You can get the change in total benefits by deducting the overall benefit from the buyer’s current consumption from their previous consumption.
For example, a customer consumes their first slice of cake and gains a benefit of 10 units. Their second slice of cake leads to a total benefit of 18 units. To get the change in total benefit, deduct the total benefit of the first slice of cake from the second one. If you subtract 10 from 18, you’ll get a total benefit of 8.
As for the change in the number of units consumed, this is derived by deducting the amount of the unit that the buyer is currently consuming from their previously consumed units. The change in units consumed from the second and first slice of cake is 1 (2-1).
How Can Businesses Use Marginal Benefit?
As mentioned above, businesses can use the marginal benefit to determine how much they can decrease the price of an additional product to entice a customer to buy again. Business leaders must decide on what price point would convince returning customers to buy the same product again. However, the price must be high enough so they can still make a profit.

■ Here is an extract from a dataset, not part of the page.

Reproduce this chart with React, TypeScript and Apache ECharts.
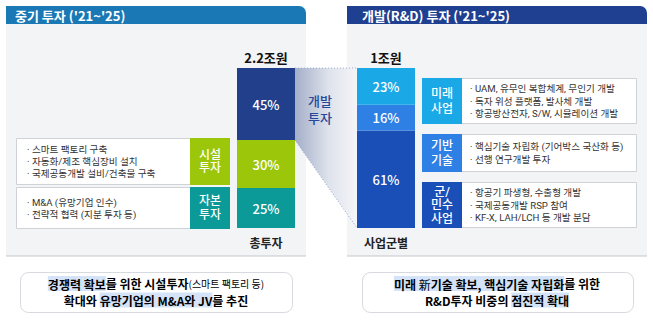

Marginal benefit can also be used as a marketing technique. In deciding a product or service’s marginal product, businesses must consider the needs and values of customers. Getting customer feedback will be an important part of this pursuit. It pays to ask your customer what price point would justify another purchase.
Can Marginal Benefit Change?
Marginal benefit tends to decrease as the customer purchases more of the same product or service. This is called the “law of diminishing marginal utility,” which also refers to when a consumer becomes less willing to buy goods at their original price after their first purchase.
This concept plays a big role in your business’s pricing policy. The price in the unit must always be equal to the customer’s willingness to buy an item, as well as their marginal benefit.
As much as you want customers to keep buying your products and services, it’s not a realistic scenario. Price will always play a role in the customers’ willingness to buy the same goods. So use the marginal benefit to your advantage to strike a balance between pleasing customers and making a profit.